Fireside/Waterside cleanliness

•Fireside/Waterside cleanliness contributes to effective heat transfer. A design that offers ease of access for inspection and cleaning will contribute to favorable efficiency. Generally, low water volume boilers require intense water treatment, and variables in the treatment program can lead to rapid scaling and a significant decrease in heat transfer efficiency. Likewise, if the fireside is difficult to access, inspect and clean, it will become an area that is too often neglected, which results in a decreased energy transfer.

Maintenance

•proper maintenance includes bottom blow down, surface blow down, water conditioning, control functionality, fuel burning components, water feed equipment and control. Thus, equipment design contributes to this function being easily performed. Is the burner easy to access at a normal work level? Is it easy to open and inspect without having to disassemble part or all of the major components? How frequently must the boiler be subjected to bottom or surface blow down? The greater the frequency of blow down, the greater the heat losses. How easily can a failed/compromised tube be replaced? If a tube replacement cannot be done at a reasonable cost, the entire heat exchanger may have to be replaced instead, which increases the life cycle cost of the boiler.

Water Quality

•While low-water volume, low-mass boilers may produce steam quickly, the water quality must be exceptional to avoid scaling and sludge buildup.

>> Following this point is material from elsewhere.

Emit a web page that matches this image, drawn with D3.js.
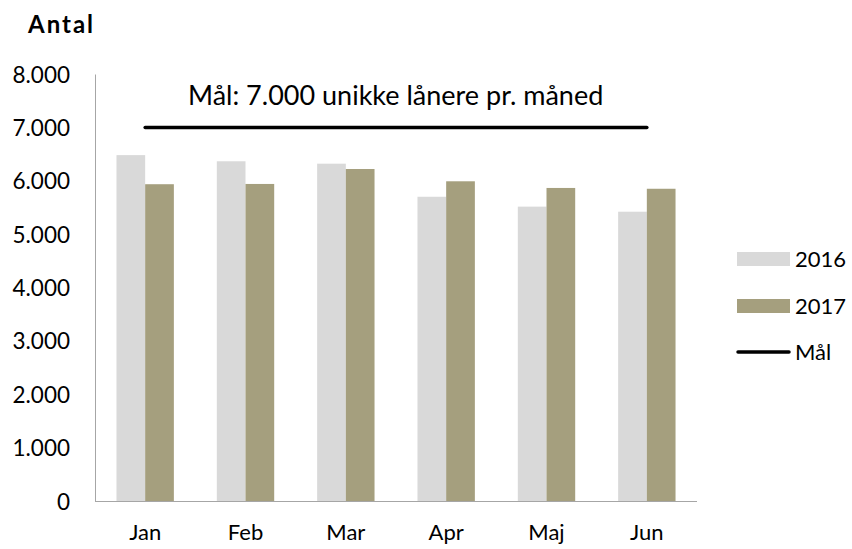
<!DOCTYPE html>
<html>
<head>
<meta charset="utf-8">
<script src="https://cdn.jsdelivr.net/npm/d3@7"></script>
<style>
  body { margin: 0; background: #fff; }
  svg text { font-family: Lato, "Open Sans", sans-serif; fill: #000; }
</style>
</head>
<body>
<div id="chart"></div>
<script>
// chart data
var months = ["Jan", "Feb", "Mar", "Apr", "Maj", "Jun"];
var values2016 = [6480, 6365, 6320, 5700, 5515, 5420];
var values2017 = [5935, 5940, 6220, 5990, 5865, 5850];
var goalValues = [7000, 7000, 7000, 7000, 7000, 7000];
var seriesNames = ["2016", "2017"];
var yTicks = [0, 1000, 2000, 3000, 4000, 5000, 6000, 7000, 8000];

var width = 852, height = 549;
var colors = { "2016": "#d9d9d9", "2017": "#a59f7e" };

var svg = d3.select("#chart")
    .append("svg")
    .attr("width", width)
    .attr("height", height);

var plot = { left: 95, right: 697, top: 74, bottom: 501 };

var x = d3.scaleBand()
    .domain(months)
    .range([plot.left, plot.right])
    .paddingInner(0.428)
    .paddingOuter(0.214);

var x1 = d3.scaleBand()
    .domain(seriesNames)
    .range([0, x.bandwidth()]);

var y = d3.scaleLinear()
    .domain([0, 8000])
    .range([plot.bottom, plot.top]);

// bars
var rows = months.map(function(m, i) {
    return { month: m, values: [
        { key: "2016", value: values2016[i] },
        { key: "2017", value: values2017[i] }
    ] };
});

svg.append("g").selectAll("g")
    .data(rows)
    .join("g")
    .attr("transform", function(d) { return "translate(" + x(d.month) + ",0)"; })
    .selectAll("rect")
    .data(function(d) { return d.values; })
    .join("rect")
    .attr("x", function(d) { return x1(d.key); })
    .attr("width", x1.bandwidth())
    .attr("y", function(d) { return y(d.value); })
    .attr("height", function(d) { return y(0) - y(d.value); })
    .attr("fill", function(d) { return colors[d.key]; });

// y axis
var yAxis = svg.append("g")
    .attr("transform", "translate(" + plot.left + ",0)")
    .call(d3.axisLeft(y).tickValues(yTicks).tickSize(0).tickPadding(25)
        .tickFormat(function(d) { return d3.format(",")(d).replace(/,/g, "."); }));
yAxis.select(".domain").attr("stroke", "#a6a6a6");
yAxis.selectAll("text").style("font-size", "22.5px").attr("dy", "0.36em");

// x axis
var xAxis = svg.append("g")
    .attr("transform", "translate(0," + plot.bottom + ")")
    .call(d3.axisBottom(x).tickSize(0).tickPadding(23));
xAxis.select(".domain").attr("stroke", "#a6a6a6").attr("d", "M" + plot.left + ",0.5H" + plot.right);
xAxis.selectAll("text").style("font-size", "22px");

// goal line
var line = d3.line()
    .x(function(d, i) { return x(months[i]) + x.bandwidth() / 2; })
    .y(function(d) { return y(d); });

svg.append("path")
    .datum(goalValues)
    .attr("d", line)
    .attr("fill", "none")
    .attr("stroke", "#000")
    .attr("stroke-width", 3.5)
    .attr("stroke-linecap", "round");

svg.append("text")
    .attr("x", 188)
    .attr("y", 105)
    .style("font-size", "27px")
    .text("Mål: 7.000 unikke lånere pr. måned");

// title
svg.append("text")
    .attr("x", 28)
    .attr("y", 33)
    .style("font-size", "24px")
    .style("font-weight", "bold")
    .style("letter-spacing", "2px")
    .text("Antal");

// legend
var legendItems = [
    { label: "2016", type: "rect", color: colors["2016"], y: 259 },
    { label: "2017", type: "rect", color: colors["2017"], y: 306 },
    { label: "Mål", type: "line", color: "#000", y: 352 }
];

var legend = svg.append("g").selectAll("g")
    .data(legendItems)
    .join("g")
    .attr("transform", function(d) { return "translate(737," + d.y + ")"; });

legend.filter(function(d) { return d.type === "rect"; })
    .append("rect")
    .attr("x", 0).attr("y", -7)
    .attr("width", 53).attr("height", 14)
    .attr("fill", function(d) { return d.color; });

legend.filter(function(d) { return d.type === "line"; })
    .append("line")
    .attr("x1", 1).attr("x2", 52)
    .attr("stroke", "#000").attr("stroke-width", 3.5)
    .attr("stroke-linecap", "round");

legend.append("text")
    .attr("x", 58)
    .attr("dy", "0.36em")
    .style("font-size", "22px")
    .text(function(d) { return d.label; });
</script>
</body>
</html>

For example a 100 Hp boiler with a generous heating surface and water volume is less prone to scaling and corrosion compared to a unit that has half the heating surfaces and a third of the water volume. Each square foot of the heating surface must evaporate 11.5 pounds of steam. If Boiler A has 500 square feet of heating surface and Boiler B has 250 square feet, Boiler B will have a greater occurrence of solids concentration due to its smaller heating surface. A boiler with a small heating surface requires more frequent blow down to maintain proper cycles of concentration and increased chemical make-up.